I tend to declare that my stories 'happen' to me, which is as good a metaphor as any. I will be thinking idly about one thing or another—it might be something as mundane as the shopping list or whether it's supposed to rain tomorrow—and BANG something tears across the horizon of my mind's eye. It's the energy of the thing that tells me it's a story. In the afterword to Rose Daughter I describe it this way: 'If you were picking up stones in the dark, you would know when you picked up a puppy instead. It's warm; it wriggles; it's alive.' I'm an unregenerate daydreamer, but there's rarely any doubt which are the daydreams (Fantasy Writer Wins National Championship Horse Trials!) and which are stories. Stories have lives of their own; the writer is their biographer. I don't make the stuff up: I watch it, listen to it, try to learn more about it, poke into its closets and talk to its friends: and try to write it down as well as I can. Another metaphor I use is that of a notion—or a whim or vagary—'catching fire': I'll be playing with an image, teasing at some little idea, it may be something in a book I've read, a poem, a movie I've seen or conversation I've had or an ordinary sleep-dream--even a bit of daydream wrenching itself out of my egotistical control; something that, again for no reason I can define, gives me a slight tingle of 'something there'. Nothing may come of it; or then again it may suddenly flare up, 'catch fire'. I can't tell you how I do it. I don't actually think I do do it, that's the point. I think it happens. I'm lucky enough that quite frequently it happens in my neighbourhood. But it's that aliveness, that energy, of an idea, that tells me it's a story.
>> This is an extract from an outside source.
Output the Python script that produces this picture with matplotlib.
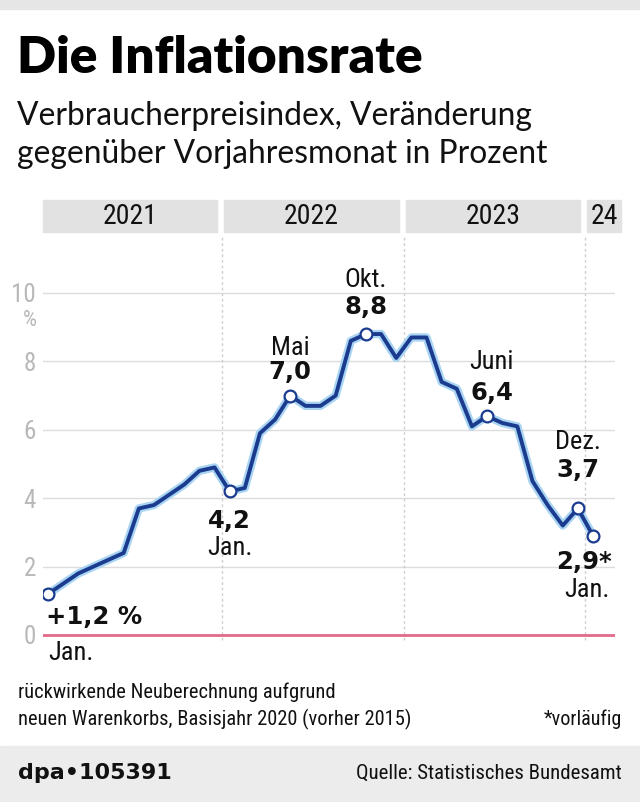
import matplotlib
matplotlib.use("Agg")
import matplotlib.pyplot as plt
import matplotlib.patheffects as pe
from matplotlib import font_manager
from matplotlib.patches import Rectangle

# --- data: Verbraucherpreisindex, Veraenderung zum Vorjahresmonat (%) ---
# monthly, Jan 2021 ... Jan 2024
rate_2021 = [1.2, 1.5, 1.8, 2.0, 2.2, 2.4, 3.7, 3.8, 4.1, 4.4, 4.8, 4.9]
rate_2022 = [4.2, 4.3, 5.9, 6.3, 7.0, 6.7, 6.7, 7.0, 8.6, 8.8, 8.8, 8.1]
rate_2023 = [8.7, 8.7, 7.4, 7.2, 6.1, 6.4, 6.2, 6.1, 4.5, 3.8, 3.2, 3.7]
rate_2024 = [2.9]
rates = rate_2021 + rate_2022 + rate_2023 + rate_2024

years = ["2021", "2022", "2023", "24"]
y_ticks = [0, 2, 4, 6, 8, 10]

# highlighted months: (index, value label, month label)
highlights = [
    (0, "+1,2 %", "Jan."),
    (12, "4,2", "Jan."),
    (16, "7,0", "Mai"),
    (21, "8,8", "Okt."),
    (29, "6,4", "Juni"),
    (35, "3,7", "Dez."),
    (36, "2,9*", "Jan."),
]


# look for a condensed regular face, the dpa graphics use a narrow font
def find_narrow():
    entries = font_manager.fontManager.ttflist
    prefer = ["Roboto Condensed", "Liberation Sans Narrow", "Noto Sans Condensed",
              "Open Sans Condensed", "DejaVu Sans Condensed", "Noto Sans"]
    for name in prefer:
        for f in entries:
            st = str(f.stretch)
            if f.name == name and f.style == "normal" and f.weight in (400, "normal", "regular") \
                    and ("condensed" in st or "Condensed" in name or "Narrow" in name):
                return font_manager.FontProperties(fname=f.fname)
    for f in entries:
        if "condensed" in str(f.stretch) and f.style == "normal" and f.weight in (400, "normal"):
            return font_manager.FontProperties(fname=f.fname)
    return None


narrow_fp = find_narrow()
NARROW_OK = narrow_fp is not None


def nar(size):
    if NARROW_OK:
        p = narrow_fp.copy()
        p.set_size(size)
        return dict(fontproperties=p)
    return dict(family="Roboto", fontsize=size * 0.9)


BOLD = "DejaVu Sans"
HEAD = "Lato"

W, H = 640, 802
fig = plt.figure(figsize=(W / 100, H / 100), dpi=100)


def fx(px):
    return px / W


def fy(py):
    return 1 - py / H


# top gray strip and bottom band
fig.patches.append(Rectangle((0, fy(9)), 1, fy(0) - fy(9), transform=fig.transFigure,
                             color="#e6e6e6", zorder=0))
fig.patches.append(Rectangle((0, 0), 1, fy(746), transform=fig.transFigure,
                             color="#ececec", zorder=0))

fig.text(fx(17), fy(58), "Die Inflationsrate", fontsize=37, fontweight="heavy",
         family=HEAD, va="center", ha="left")
fig.text(fx(17), fy(116), "Verbraucherpreisindex, Veränderung", fontsize=22.9,
         family=HEAD, va="center", ha="left", color="#111111")
fig.text(fx(17), fy(154), "gegenüber Vorjahresmonat in Prozent", fontsize=22.9,
         family=HEAD, va="center", ha="left", color="#111111")

# --- chart area ---
px0, px_per_month = 48.0, 15.14
py0, py_per_unit = 635.0, 34.2
ax_l, ax_r, ax_t, ax_b = 43, 615, 195, 665
ax = fig.add_axes([fx(ax_l), fy(ax_b), fx(ax_r) - fx(ax_l), fy(ax_t) - fy(ax_b)])
ax.set_xlim((ax_l - px0) / px_per_month, (ax_r - px0) / px_per_month)
ax.set_ylim((py0 - ax_b) / py_per_unit, (py0 - ax_t) / py_per_unit)
for s in ax.spines.values():
    s.set_visible(False)
ax.set_xticks([])
ax.set_yticks(y_ticks)
ax.set_yticklabels([str(t) for t in y_ticks])
for lab in ax.get_yticklabels():
    kw = nar(18)
    if "fontproperties" in kw:
        lab.set_fontproperties(kw["fontproperties"])
    else:
        lab.set_family(kw["family"])
        lab.set_fontsize(kw["fontsize"])
    lab.set_color("#b8b8b8")
ax.tick_params(axis="y", length=0, pad=5)
for t in y_ticks[1:]:
    ax.axhline(t, color="#dcdcdc", lw=1, zorder=1)
ax.axhline(0, color="#e36a8a", lw=2, zorder=2)
pct_x = ax.get_xlim()[0] - (ax_l - 37) / px_per_month
ax.text(pct_x, (py0 - 321) / py_per_unit, "%", color="#b8b8b8", ha="right", va="center",
        clip_on=False, **nar(16))

# year band and boundaries
bounds = [-0.5, 11.5, 23.5, 35.5, 38.2]
band_lo, band_hi = (py0 - 232) / py_per_unit, (py0 - 200) / py_per_unit
for k, yr in enumerate(years):
    a = bounds[k] + 0.12 if k else bounds[k] + 0.15
    b = bounds[k + 1] - 0.33
    ax.add_patch(Rectangle((a, band_lo), b - a, band_hi - band_lo, color="#e2e2e2",
                           clip_on=False, zorder=1))
    ax.text((a + b) / 2, (band_lo + band_hi) / 2, yr, ha="center", va="center",
            color="#111111", clip_on=False, **nar(20))
for b in bounds[1:4]:
    ax.plot([b, b], [-0.15, (py0 - 235) / py_per_unit], color="#cfcfcf", lw=1,
            ls=(0, (2, 2)), zorder=1)

# inflation line
months = list(range(len(rates)))
ax.plot(months, rates, color="#1b3b8f", lw=2.8, zorder=4, solid_joinstyle="round",
        path_effects=[pe.Stroke(linewidth=6, foreground="#a9d4f2"), pe.Normal()])
idx = [h[0] for h in highlights]
ax.plot(idx, [rates[i] for i in idx], "o", ms=8.5, mfc="white", mec="#1b3b8f",
        mew=1.6, zorder=5)

# label positions (value, month) in data coordinates
label_pos = {
    0: ((-0.1, 0.53), (0.0, -0.53), "left"),
    12: ((12.0, 3.33), (12.0, 2.54), "center"),
    16: ((16.0, 7.69), (16.0, 8.39), "center"),
    21: ((21.0, 9.59), (21.0, 10.38), "center"),
    29: ((29.3, 7.08), (29.3, 7.98), "center"),
    35: ((35.0, 4.82), (35.0, 5.64), "center"),
    36: ((35.4, 2.13), (35.6, 1.32), "center"),
}
for i, val, mon in highlights:
    (vx, vy), (mx, my), ha = label_pos[i]
    ax.text(vx, vy, val, family=BOLD, fontweight="bold", fontsize=17.5,
            ha=ha, va="center", color="#111111", clip_on=False, zorder=6)
    ax.text(mx, my, mon, ha=ha, va="center", color="#111111", clip_on=False,
            zorder=6, **nar(19))

# footer
fig.text(fx(18), fy(692), "rückwirkende Neuberechnung aufgrund", va="center", ha="left",
         color="#111111", **nar(14.8))
fig.text(fx(18), fy(719), "neuen Warenkorbs, Basisjahr 2020 (vorher 2015)", va="center",
         ha="left", color="#111111", **nar(14.8))
fig.text(fx(622), fy(719), "*vorläufig", va="center", ha="right", color="#111111",
         **nar(14.5))
fig.text(fx(18), fy(773), "dpa\u2022105391", family=BOLD, fontweight="bold", fontsize=16,
         va="center", ha="left", color="#111111")
fig.text(fx(622), fy(773), "Quelle: Statistisches Bundesamt", va="center", ha="right",
         color="#111111", **nar(15))

fig.savefig("out.png", dpi=100)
Then comes the really hard part: writing it down. This is the hardest work I know—my usual metaphor is that it's harder than digging out old tree-stumps with a pick-axe, and I speak from experience. The story is always better than your ability to write it. My belief about this is that if you ever get to the point that you think you've done a story justice, you're in the wrong business. Time to trade in your word-processor and become a baker or a mechanic.